> [TASK MATERIAL]:
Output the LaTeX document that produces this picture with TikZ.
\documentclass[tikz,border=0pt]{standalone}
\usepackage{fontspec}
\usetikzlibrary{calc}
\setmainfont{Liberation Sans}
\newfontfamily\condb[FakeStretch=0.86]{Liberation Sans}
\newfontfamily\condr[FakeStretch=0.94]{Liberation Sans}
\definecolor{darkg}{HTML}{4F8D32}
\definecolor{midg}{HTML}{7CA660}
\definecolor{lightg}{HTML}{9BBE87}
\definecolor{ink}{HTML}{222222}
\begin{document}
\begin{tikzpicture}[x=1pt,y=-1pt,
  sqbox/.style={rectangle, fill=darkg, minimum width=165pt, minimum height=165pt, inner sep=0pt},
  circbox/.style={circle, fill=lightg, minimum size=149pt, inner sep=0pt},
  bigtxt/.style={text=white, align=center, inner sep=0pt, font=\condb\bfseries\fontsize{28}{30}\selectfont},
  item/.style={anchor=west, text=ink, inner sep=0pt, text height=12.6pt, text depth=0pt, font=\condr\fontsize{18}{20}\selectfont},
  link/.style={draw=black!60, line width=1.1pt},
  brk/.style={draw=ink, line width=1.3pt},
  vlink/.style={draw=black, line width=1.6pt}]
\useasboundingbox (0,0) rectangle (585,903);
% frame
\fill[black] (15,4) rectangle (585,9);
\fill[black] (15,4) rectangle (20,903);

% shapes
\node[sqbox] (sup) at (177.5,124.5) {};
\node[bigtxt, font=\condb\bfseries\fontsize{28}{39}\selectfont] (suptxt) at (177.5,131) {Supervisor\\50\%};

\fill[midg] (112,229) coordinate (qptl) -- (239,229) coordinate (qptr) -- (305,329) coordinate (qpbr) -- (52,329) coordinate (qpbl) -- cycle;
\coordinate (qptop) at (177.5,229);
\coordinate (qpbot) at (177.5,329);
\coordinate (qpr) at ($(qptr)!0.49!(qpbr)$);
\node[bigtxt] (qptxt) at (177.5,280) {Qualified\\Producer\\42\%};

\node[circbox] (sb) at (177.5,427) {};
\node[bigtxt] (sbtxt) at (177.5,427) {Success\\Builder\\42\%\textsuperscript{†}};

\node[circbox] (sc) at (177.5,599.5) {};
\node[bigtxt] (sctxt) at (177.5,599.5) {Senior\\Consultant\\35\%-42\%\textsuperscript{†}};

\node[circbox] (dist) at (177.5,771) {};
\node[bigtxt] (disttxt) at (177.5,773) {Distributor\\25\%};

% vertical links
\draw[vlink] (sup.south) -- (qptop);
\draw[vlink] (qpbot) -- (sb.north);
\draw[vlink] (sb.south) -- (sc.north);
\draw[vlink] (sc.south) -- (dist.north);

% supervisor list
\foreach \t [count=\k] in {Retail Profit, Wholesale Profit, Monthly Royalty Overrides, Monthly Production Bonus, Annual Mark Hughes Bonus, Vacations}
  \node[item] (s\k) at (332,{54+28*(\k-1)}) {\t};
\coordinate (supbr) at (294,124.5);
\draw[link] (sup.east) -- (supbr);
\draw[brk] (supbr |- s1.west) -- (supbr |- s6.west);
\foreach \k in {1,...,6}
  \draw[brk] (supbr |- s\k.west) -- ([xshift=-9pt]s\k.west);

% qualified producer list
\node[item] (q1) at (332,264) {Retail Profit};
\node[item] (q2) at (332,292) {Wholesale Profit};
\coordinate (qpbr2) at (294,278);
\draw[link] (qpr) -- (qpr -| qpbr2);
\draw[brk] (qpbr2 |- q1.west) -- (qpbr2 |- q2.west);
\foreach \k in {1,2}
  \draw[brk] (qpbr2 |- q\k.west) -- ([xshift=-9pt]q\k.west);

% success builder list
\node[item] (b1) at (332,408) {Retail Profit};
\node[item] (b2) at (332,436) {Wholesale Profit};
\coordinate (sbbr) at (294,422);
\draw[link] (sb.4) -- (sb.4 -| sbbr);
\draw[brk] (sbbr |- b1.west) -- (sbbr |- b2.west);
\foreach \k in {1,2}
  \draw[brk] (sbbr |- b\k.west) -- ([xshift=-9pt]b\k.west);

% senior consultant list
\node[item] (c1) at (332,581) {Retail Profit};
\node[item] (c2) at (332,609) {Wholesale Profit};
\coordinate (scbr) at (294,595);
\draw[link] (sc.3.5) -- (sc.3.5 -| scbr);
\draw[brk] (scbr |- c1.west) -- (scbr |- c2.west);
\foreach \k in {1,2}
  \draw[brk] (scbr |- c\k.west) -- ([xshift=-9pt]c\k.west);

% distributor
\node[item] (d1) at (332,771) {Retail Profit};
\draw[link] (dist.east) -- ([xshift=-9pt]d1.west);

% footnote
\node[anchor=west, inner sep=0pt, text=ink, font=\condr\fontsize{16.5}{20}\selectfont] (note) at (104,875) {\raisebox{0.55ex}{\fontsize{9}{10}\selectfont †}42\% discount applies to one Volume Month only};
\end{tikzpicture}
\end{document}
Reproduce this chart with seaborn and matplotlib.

> [SHORT PROBLEM]: Extract the complete set of records unchanged.

> [SOLUTION]:
Output the LaTeX document that produces this picture with TikZ.
\documentclass[tikz,border=0pt]{standalone}
\usepackage{fontspec}
\usetikzlibrary{calc}
\setmainfont{Liberation Sans}
\newfontfamily\condb[FakeStretch=0.86]{Liberation Sans}
\newfontfamily\condr[FakeStretch=0.94]{Liberation Sans}
\definecolor{darkg}{HTML}{4F8D32}
\definecolor{midg}{HTML}{7CA660}
\definecolor{lightg}{HTML}{9BBE87}
\definecolor{ink}{HTML}{222222}
\begin{document}
\begin{tikzpicture}[x=1pt,y=-1pt,
  sqbox/.style={rectangle, fill=darkg, minimum width=165pt, minimum height=165pt, inner sep=0pt},
  circbox/.style={circle, fill=lightg, minimum size=149pt, inner sep=0pt},
  bigtxt/.style={text=white, align=center, inner sep=0pt, font=\condb\bfseries\fontsize{28}{30}\selectfont},
  item/.style={anchor=west, text=ink, inner sep=0pt, text height=12.6pt, text depth=0pt, font=\condr\fontsize{18}{20}\selectfont},
  link/.style={draw=black!60, line width=1.1pt},
  brk/.style={draw=ink, line width=1.3pt},
  vlink/.style={draw=black, line width=1.6pt}]
\useasboundingbox (0,0) rectangle (585,903);
% frame
\fill[black] (15,4) rectangle (585,9);
\fill[black] (15,4) rectangle (20,903);

% shapes
\node[sqbox] (sup) at (177.5,124.5) {};
\node[bigtxt, font=\condb\bfseries\fontsize{28}{39}\selectfont] (suptxt) at (177.5,131) {Supervisor\\50\%};

\fill[midg] (112,229) coordinate (qptl) -- (239,229) coordinate (qptr) -- (305,329) coordinate (qpbr) -- (52,329) coordinate (qpbl) -- cycle;
\coordinate (qptop) at (177.5,229);
\coordinate (qpbot) at (177.5,329);
\coordinate (qpr) at ($(qptr)!0.49!(qpbr)$);
\node[bigtxt] (qptxt) at (177.5,280) {Qualified\\Producer\\42\%};

\node[circbox] (sb) at (177.5,427) {};
\node[bigtxt] (sbtxt) at (177.5,427) {Success\\Builder\\42\%\textsuperscript{†}};

\node[circbox] (sc) at (177.5,599.5) {};
\node[bigtxt] (sctxt) at (177.5,599.5) {Senior\\Consultant\\35\%-42\%\textsuperscript{†}};

\node[circbox] (dist) at (177.5,771) {};
\node[bigtxt] (disttxt) at (177.5,773) {Distributor\\25\%};

% vertical links
\draw[vlink] (sup.south) -- (qptop);
\draw[vlink] (qpbot) -- (sb.north);
\draw[vlink] (sb.south) -- (sc.north);
\draw[vlink] (sc.south) -- (dist.north);

% supervisor list
\foreach \t [count=\k] in {Retail Profit, Wholesale Profit, Monthly Royalty Overrides, Monthly Production Bonus, Annual Mark Hughes Bonus, Vacations}
  \node[item] (s\k) at (332,{54+28*(\k-1)}) {\t};
\coordinate (supbr) at (294,124.5);
\draw[link] (sup.east) -- (supbr);
\draw[brk] (supbr |- s1.west) -- (supbr |- s6.west);
\foreach \k in {1,...,6}
  \draw[brk] (supbr |- s\k.west) -- ([xshift=-9pt]s\k.west);

% qualified producer list
\node[item] (q1) at (332,264) {Retail Profit};
\node[item] (q2) at (332,292) {Wholesale Profit};
\coordinate (qpbr2) at (294,278);
\draw[link] (qpr) -- (qpr -| qpbr2);
\draw[brk] (qpbr2 |- q1.west) -- (qpbr2 |- q2.west);
\foreach \k in {1,2}
  \draw[brk] (qpbr2 |- q\k.west) -- ([xshift=-9pt]q\k.west);

% success builder list
\node[item] (b1) at (332,408) {Retail Profit};
\node[item] (b2) at (332,436) {Wholesale Profit};
\coordinate (sbbr) at (294,422);
\draw[link] (sb.4) -- (sb.4 -| sbbr);
\draw[brk] (sbbr |- b1.west) -- (sbbr |- b2.west);
\foreach \k in {1,2}
  \draw[brk] (sbbr |- b\k.west) -- ([xshift=-9pt]b\k.west);

% senior consultant list
\node[item] (c1) at (332,581) {Retail Profit};
\node[item] (c2) at (332,609) {Wholesale Profit};
\coordinate (scbr) at (294,595);
\draw[link] (sc.3.5) -- (sc.3.5 -| scbr);
\draw[brk] (scbr |- c1.west) -- (scbr |- c2.west);
\foreach \k in {1,2}
  \draw[brk] (scbr |- c\k.west) -- ([xshift=-9pt]c\k.west);

% distributor
\node[item] (d1) at (332,771) {Retail Profit};
\draw[link] (dist.east) -- ([xshift=-9pt]d1.west);

% footnote
\node[anchor=west, inner sep=0pt, text=ink, font=\condr\fontsize{16.5}{20}\selectfont] (note) at (104,875) {\raisebox{0.55ex}{\fontsize{9}{10}\selectfont †}42\% discount applies to one Volume Month only};
\end{tikzpicture}
\end{document}
Reproduce this chart with seaborn and matplotlib.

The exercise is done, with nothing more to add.